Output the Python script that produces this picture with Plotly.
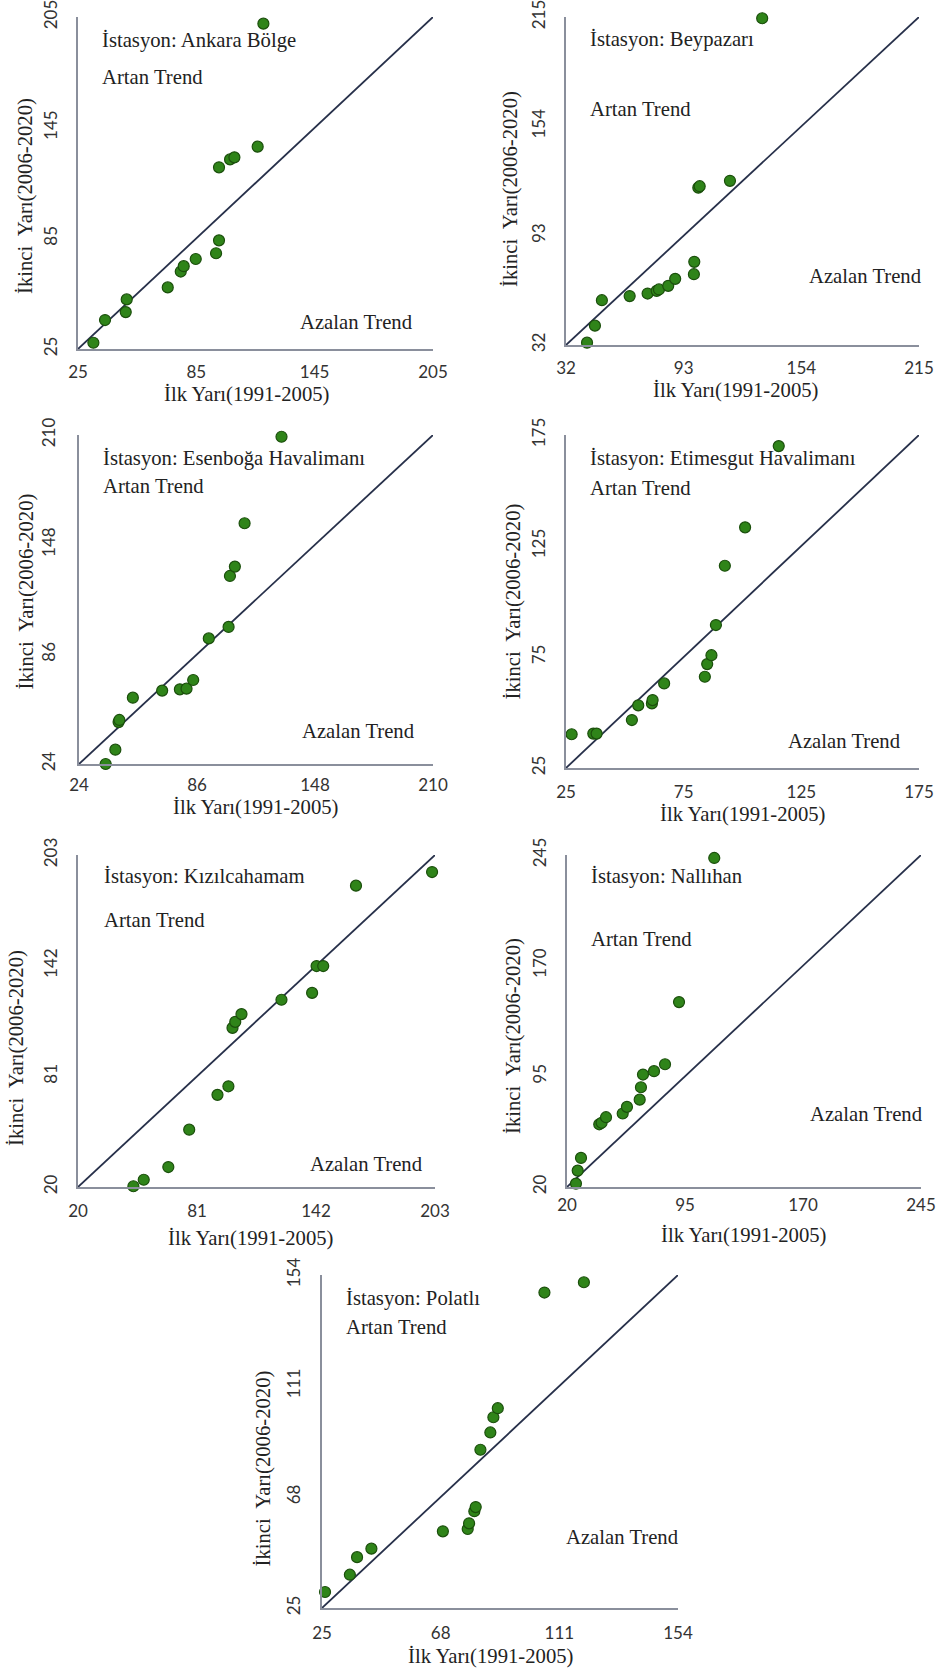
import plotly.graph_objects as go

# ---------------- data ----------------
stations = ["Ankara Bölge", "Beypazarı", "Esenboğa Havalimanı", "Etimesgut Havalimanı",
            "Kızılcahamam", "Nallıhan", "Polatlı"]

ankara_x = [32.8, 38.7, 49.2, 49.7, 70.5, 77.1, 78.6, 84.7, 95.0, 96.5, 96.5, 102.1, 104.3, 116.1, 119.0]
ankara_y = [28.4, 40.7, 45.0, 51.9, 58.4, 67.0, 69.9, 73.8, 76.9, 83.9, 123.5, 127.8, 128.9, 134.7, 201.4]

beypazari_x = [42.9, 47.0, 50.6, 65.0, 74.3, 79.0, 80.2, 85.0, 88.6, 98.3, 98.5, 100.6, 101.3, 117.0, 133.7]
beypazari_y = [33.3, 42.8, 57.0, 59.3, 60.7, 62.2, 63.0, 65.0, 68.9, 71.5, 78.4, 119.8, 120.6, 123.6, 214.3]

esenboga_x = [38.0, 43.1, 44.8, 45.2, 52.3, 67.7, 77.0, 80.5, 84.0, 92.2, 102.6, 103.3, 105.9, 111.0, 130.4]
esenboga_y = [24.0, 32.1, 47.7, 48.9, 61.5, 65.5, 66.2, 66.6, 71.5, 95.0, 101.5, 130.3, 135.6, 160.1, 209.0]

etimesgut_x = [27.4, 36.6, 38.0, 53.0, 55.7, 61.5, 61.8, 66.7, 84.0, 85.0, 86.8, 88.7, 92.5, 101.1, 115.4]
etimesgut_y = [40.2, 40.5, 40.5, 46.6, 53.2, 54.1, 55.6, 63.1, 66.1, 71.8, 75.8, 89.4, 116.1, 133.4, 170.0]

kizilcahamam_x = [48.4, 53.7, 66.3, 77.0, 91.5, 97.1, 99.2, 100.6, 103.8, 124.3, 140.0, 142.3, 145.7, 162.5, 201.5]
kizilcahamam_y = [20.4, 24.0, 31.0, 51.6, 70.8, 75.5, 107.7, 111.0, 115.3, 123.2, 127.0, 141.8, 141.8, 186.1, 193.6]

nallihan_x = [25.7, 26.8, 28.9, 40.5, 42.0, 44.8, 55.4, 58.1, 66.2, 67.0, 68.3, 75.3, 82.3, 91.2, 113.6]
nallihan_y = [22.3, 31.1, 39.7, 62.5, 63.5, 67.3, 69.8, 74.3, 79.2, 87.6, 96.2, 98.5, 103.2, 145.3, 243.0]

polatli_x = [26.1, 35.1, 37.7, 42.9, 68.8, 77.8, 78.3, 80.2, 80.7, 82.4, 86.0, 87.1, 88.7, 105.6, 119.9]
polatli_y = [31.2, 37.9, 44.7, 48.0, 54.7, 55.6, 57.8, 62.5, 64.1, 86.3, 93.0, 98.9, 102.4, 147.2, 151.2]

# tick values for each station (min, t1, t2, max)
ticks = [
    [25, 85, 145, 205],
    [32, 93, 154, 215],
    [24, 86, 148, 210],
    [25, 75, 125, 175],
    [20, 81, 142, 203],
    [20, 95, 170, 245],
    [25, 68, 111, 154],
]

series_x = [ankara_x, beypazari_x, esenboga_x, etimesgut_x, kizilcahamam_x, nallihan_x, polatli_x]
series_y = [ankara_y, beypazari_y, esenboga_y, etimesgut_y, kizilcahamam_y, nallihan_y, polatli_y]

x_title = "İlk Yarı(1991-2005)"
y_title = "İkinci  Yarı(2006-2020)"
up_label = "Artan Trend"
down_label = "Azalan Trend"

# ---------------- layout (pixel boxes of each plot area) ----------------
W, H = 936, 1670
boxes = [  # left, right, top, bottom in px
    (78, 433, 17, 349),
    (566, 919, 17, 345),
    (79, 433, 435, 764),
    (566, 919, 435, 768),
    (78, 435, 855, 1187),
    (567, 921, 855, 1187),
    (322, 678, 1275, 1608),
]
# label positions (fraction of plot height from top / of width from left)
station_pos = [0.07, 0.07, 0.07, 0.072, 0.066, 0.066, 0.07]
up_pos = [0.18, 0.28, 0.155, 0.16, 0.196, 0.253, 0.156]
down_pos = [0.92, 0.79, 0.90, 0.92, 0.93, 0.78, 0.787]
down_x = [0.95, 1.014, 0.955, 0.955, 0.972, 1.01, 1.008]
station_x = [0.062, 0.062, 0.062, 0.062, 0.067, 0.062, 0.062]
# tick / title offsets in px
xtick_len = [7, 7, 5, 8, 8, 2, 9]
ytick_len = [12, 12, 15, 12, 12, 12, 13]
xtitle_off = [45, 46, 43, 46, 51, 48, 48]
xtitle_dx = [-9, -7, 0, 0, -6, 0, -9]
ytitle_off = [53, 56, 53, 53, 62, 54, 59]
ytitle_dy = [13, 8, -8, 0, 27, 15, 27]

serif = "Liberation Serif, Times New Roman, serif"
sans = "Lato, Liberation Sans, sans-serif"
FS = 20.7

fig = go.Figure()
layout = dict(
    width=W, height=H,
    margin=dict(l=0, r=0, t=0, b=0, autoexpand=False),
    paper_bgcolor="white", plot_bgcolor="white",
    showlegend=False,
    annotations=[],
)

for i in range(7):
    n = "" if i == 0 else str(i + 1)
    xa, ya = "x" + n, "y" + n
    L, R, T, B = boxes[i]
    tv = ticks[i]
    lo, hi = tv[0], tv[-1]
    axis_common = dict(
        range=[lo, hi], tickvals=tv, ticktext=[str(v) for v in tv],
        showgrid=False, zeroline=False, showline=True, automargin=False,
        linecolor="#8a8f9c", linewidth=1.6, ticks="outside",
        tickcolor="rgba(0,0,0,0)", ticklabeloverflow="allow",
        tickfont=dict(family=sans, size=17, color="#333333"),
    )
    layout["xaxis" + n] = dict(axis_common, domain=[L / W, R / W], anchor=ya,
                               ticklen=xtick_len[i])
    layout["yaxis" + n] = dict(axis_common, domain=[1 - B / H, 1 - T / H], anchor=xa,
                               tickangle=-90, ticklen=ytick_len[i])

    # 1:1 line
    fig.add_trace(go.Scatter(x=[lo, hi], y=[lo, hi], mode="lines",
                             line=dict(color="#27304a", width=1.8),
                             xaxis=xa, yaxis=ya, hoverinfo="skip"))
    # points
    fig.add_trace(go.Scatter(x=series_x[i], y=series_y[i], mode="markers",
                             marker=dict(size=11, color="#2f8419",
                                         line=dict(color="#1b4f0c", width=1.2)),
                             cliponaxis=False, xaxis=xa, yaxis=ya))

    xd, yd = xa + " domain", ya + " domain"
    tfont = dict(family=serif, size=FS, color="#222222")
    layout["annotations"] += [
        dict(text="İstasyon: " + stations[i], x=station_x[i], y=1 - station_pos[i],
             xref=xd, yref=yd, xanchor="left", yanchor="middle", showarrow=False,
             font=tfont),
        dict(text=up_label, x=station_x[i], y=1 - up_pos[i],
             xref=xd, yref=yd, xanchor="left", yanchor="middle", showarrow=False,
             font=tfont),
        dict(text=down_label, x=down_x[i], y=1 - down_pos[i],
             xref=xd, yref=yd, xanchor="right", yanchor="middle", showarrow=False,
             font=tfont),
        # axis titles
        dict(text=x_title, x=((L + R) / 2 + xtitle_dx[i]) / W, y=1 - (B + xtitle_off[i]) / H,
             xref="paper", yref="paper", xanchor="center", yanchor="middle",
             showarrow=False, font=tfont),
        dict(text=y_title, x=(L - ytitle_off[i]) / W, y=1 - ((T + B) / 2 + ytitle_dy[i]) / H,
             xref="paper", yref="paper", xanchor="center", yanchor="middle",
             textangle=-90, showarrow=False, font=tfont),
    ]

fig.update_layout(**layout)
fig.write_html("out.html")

──────

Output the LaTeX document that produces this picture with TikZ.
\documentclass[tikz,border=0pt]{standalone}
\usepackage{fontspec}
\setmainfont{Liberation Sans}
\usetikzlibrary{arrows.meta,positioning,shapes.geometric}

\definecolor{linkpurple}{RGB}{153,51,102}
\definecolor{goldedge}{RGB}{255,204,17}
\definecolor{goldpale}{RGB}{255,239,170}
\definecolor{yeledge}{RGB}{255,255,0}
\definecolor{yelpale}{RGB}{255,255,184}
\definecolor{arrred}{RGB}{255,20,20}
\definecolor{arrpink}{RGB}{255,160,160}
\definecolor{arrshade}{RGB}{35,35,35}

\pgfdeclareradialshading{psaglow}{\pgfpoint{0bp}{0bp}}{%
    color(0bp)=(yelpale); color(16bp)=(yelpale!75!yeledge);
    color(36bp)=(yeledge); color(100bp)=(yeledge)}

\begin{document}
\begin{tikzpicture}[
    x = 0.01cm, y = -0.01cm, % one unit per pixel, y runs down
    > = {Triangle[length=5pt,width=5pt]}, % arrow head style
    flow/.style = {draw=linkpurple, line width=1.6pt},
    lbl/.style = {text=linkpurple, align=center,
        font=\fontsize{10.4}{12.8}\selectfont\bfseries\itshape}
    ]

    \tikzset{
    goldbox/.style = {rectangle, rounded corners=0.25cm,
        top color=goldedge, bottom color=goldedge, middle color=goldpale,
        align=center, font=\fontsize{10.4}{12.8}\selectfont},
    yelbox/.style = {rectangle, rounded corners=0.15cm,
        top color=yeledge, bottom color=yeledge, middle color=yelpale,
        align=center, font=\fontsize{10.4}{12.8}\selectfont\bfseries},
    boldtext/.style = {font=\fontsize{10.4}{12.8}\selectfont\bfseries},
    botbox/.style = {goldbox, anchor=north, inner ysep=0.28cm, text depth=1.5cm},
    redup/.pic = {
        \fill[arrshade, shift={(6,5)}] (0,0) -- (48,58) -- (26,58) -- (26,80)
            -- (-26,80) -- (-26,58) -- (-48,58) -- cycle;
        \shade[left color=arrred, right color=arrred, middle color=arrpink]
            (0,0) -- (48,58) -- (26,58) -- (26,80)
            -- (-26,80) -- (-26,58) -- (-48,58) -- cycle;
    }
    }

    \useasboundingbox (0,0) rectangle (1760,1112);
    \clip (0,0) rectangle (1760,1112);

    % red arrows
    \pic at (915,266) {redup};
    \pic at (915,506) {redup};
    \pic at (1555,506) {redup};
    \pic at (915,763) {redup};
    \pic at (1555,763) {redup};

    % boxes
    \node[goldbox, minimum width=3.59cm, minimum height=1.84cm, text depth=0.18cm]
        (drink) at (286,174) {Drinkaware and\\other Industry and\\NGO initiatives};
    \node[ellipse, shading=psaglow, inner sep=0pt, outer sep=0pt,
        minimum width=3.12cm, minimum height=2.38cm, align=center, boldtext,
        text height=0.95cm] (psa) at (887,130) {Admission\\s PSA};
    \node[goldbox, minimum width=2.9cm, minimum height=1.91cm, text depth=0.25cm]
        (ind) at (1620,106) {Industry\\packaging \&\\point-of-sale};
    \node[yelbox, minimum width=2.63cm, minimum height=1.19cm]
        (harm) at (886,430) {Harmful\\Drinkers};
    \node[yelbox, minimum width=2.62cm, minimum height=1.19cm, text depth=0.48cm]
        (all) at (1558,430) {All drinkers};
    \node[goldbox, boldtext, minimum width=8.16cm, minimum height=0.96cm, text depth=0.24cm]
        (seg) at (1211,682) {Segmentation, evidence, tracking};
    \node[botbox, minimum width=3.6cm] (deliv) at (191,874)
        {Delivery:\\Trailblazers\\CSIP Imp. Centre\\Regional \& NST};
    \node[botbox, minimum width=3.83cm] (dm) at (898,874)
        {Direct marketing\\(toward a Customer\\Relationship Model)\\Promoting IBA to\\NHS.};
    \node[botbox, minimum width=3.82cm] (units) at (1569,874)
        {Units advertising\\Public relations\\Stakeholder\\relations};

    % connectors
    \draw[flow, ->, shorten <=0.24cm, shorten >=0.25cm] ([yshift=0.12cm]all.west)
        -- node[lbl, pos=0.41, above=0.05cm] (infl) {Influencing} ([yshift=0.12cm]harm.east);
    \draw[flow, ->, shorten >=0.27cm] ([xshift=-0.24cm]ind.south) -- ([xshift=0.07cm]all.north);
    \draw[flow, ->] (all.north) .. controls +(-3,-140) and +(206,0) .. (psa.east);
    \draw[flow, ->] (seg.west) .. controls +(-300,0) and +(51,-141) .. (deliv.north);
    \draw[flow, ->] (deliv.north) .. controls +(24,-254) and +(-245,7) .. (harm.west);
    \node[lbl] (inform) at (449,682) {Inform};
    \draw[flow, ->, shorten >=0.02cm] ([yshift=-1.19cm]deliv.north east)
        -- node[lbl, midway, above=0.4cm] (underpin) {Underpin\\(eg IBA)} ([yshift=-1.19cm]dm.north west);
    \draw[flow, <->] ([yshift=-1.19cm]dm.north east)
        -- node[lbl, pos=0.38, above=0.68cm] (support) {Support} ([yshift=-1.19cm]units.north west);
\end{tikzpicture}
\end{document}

──────

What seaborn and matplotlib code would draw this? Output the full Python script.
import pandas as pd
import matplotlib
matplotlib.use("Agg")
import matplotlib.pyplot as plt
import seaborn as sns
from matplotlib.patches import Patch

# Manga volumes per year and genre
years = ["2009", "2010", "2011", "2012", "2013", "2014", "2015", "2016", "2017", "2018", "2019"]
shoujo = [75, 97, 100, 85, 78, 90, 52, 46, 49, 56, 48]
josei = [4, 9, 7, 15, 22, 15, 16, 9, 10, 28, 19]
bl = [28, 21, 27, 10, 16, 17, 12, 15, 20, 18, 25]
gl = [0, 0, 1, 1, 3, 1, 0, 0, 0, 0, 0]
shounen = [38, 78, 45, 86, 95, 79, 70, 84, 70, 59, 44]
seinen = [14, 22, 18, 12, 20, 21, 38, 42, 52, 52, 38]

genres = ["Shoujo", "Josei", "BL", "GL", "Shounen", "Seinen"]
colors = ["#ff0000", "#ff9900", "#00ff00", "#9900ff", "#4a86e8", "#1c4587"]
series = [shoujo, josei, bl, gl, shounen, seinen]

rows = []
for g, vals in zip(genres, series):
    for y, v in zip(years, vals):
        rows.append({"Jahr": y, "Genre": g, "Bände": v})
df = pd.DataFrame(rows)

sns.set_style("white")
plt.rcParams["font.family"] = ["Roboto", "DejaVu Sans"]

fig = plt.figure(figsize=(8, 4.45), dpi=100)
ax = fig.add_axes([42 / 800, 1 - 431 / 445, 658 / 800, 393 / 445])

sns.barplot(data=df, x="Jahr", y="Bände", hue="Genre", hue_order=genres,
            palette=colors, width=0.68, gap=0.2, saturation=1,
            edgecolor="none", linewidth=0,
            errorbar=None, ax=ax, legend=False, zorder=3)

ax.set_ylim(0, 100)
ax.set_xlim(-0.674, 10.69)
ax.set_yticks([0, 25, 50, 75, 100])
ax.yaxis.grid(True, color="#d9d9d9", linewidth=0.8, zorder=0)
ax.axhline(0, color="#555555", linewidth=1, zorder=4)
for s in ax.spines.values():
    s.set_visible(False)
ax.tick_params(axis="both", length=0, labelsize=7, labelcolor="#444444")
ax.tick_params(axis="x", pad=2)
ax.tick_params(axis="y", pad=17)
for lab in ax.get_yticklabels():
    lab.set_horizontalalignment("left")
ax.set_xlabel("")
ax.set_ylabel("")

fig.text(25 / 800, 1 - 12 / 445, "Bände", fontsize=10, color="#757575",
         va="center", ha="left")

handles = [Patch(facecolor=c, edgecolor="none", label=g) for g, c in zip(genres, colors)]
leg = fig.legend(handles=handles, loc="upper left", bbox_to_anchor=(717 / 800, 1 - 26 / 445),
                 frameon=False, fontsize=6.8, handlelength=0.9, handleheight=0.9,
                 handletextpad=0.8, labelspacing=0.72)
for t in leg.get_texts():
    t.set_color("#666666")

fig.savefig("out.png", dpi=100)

──────

■ EXERCISE TASK:
Copy out the listing above from the line containing "Output the Python" to the line containing "120.6, 123.6, 214.3]", both included, exactly as written and minus the images.

■ THE ANSWER:
Output the Python script that produces this picture with Plotly.
import plotly.graph_objects as go

# ---------------- data ----------------
stations = ["Ankara Bölge", "Beypazarı", "Esenboğa Havalimanı", "Etimesgut Havalimanı",
            "Kızılcahamam", "Nallıhan", "Polatlı"]

ankara_x = [32.8, 38.7, 49.2, 49.7, 70.5, 77.1, 78.6, 84.7, 95.0, 96.5, 96.5, 102.1, 104.3, 116.1, 119.0]
ankara_y = [28.4, 40.7, 45.0, 51.9, 58.4, 67.0, 69.9, 73.8, 76.9, 83.9, 123.5, 127.8, 128.9, 134.7, 201.4]

beypazari_x = [42.9, 47.0, 50.6, 65.0, 74.3, 79.0, 80.2, 85.0, 88.6, 98.3, 98.5, 100.6, 101.3, 117.0, 133.7]
beypazari_y = [33.3, 42.8, 57.0, 59.3, 60.7, 62.2, 63.0, 65.0, 68.9, 71.5, 78.4, 119.8, 120.6, 123.6, 214.3]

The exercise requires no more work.